301 Redirects are critical for any website redesign as they instruct search engine crawlers (automated computer programs that scan the content on your website and add information to their database) to redirect old web page addresses to new addresses if changed during the website redesign process or general maintenance of a website.


But Why Do 301 Redirects Matter?

Over time, the pages on your website build up data. This can include links from other websites or directories, often referred to as backlinks. Backlinks are an important part of the formula search engines use to rank websites. One of the worst things a company can do is rename, delete, or change the URL of a page without giving instructions to bots/crawlers that the address has changed.
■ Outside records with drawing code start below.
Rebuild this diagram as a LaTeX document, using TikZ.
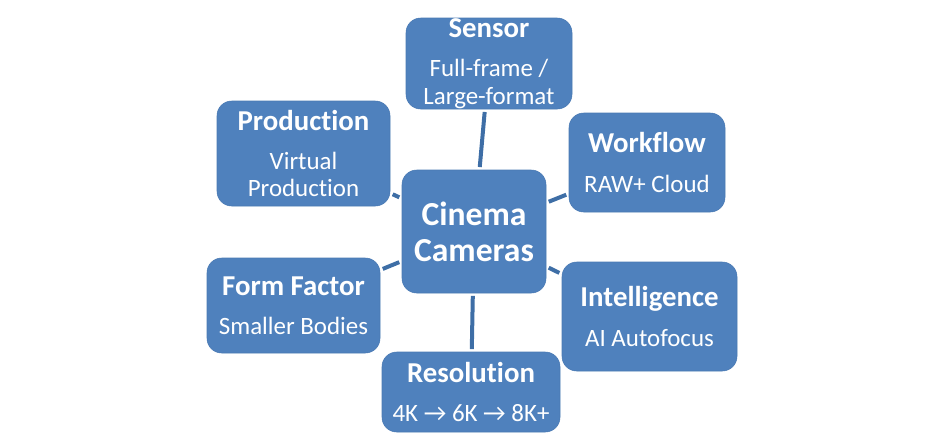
\documentclass[tikz,border=0pt]{standalone}
\usepackage{fontspec}
\setmainfont{Carlito}[Ligatures=NoCommon]
\usetikzlibrary{positioning}
\definecolor{boxblue}{HTML}{4F81BD}
\definecolor{boxedge}{HTML}{4A7AB3}
\definecolor{linkblue}{HTML}{3E6EA6}
\newcommand{\ttl}[1]{{\bfseries\fontsize{21.6}{25}\selectfont #1}\\[9pt]}
\begin{document}
\begin{tikzpicture}[x=0.75pt,y=-0.75pt,
  box/.style={draw=boxedge,fill=boxblue,rounded corners=11pt,text=white,align=center,inner sep=0pt,font=\fontsize{18.7}{20.5}\selectfont},
  link/.style={draw=linkblue,line width=3pt,shorten <=2pt,shorten >=2pt}]
  \useasboundingbox (0,0) rectangle (949,444);

  \node (cinema) at (474,231.5)[box,minimum width=108pt,minimum height=92.25pt,font=\bfseries\fontsize{25.2}{27}\selectfont]{Cinema\\Cameras};

  \node (sensor) at (489,63.5)[box,minimum width=124.5pt,minimum height=68.25pt]{\ttl{Sensor}Full-frame /\\Large-format};
  \node (production) at (303.5,153.5)[box,minimum width=129.75pt,minimum height=78.75pt]{\ttl{Production}Virtual\\Production};
  \node (workflow) at (647,162.5)[box,minimum width=117pt,minimum height=74.25pt]{\ttl{Workflow}RAW+ Cloud};
  \node (formfactor) at (293.5,305.5)[box,minimum width=129.75pt,minimum height=71.25pt]{\ttl{Form Factor}Smaller Bodies};
  \node (intelligence) at (649.5,316.5)[box,minimum width=131.25pt,minimum height=81.75pt]{\ttl{Intelligence}AI Autofocus};
  \node (resolution) at (471,392)[box,minimum width=133.5pt,minimum height=60pt]{\ttl{Resolution}4K → 6K → 8K+};

  % spokes
  \draw[link](cinema)--(sensor);
  \draw[link](cinema)--(production);
  \draw[link](cinema)--(workflow);
  \draw[link](cinema)--(formfactor);
  \draw[link](cinema)--(intelligence);
  \draw[link](cinema)--(resolution);
\end{tikzpicture}
\end{document}
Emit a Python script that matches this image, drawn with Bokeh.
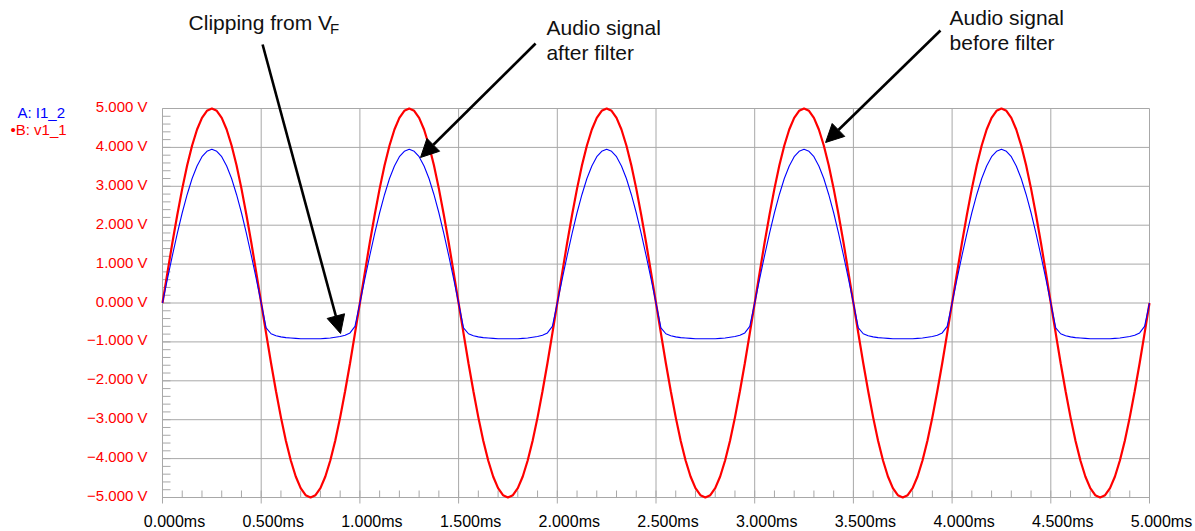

Quick Example of 301 Redirect

Previous website address: http://www.yourdomain.com/about.html
New website address: http://www.yourdomain.com/about/

Though the two addresses above may appear somewhat similar, they are very different and the bots/crawlers will not make the connection without proper instructions giving them a map to the new address. A very common way to handle this redirect is with an HT Access redirect. This is a special file found on Apache Web Servers. Within the HT Access file, the following instructions can be added to provide the mapping instructions:

301 redirect line: Redirect 301 /about.html http://www.yourdomain.com/about/

Now with that added, any time the old page is visited, it automatically redirects the user to the correct page. This will help to pass what has been coined as “link juice” to the new page, maintaining the historical data that page has accumulated.


Caution: 301 Redirects Can Easily Break Websites

301 redirects are case sensitive and even an extra space added when writing the instruction can break your website. If is often a good idea when adding lots of redirects, to do them in smaller chunks so that if something does happen, it is both easier and faster to track down the problematic line.

Be sure to test thoroughly when adding redirects.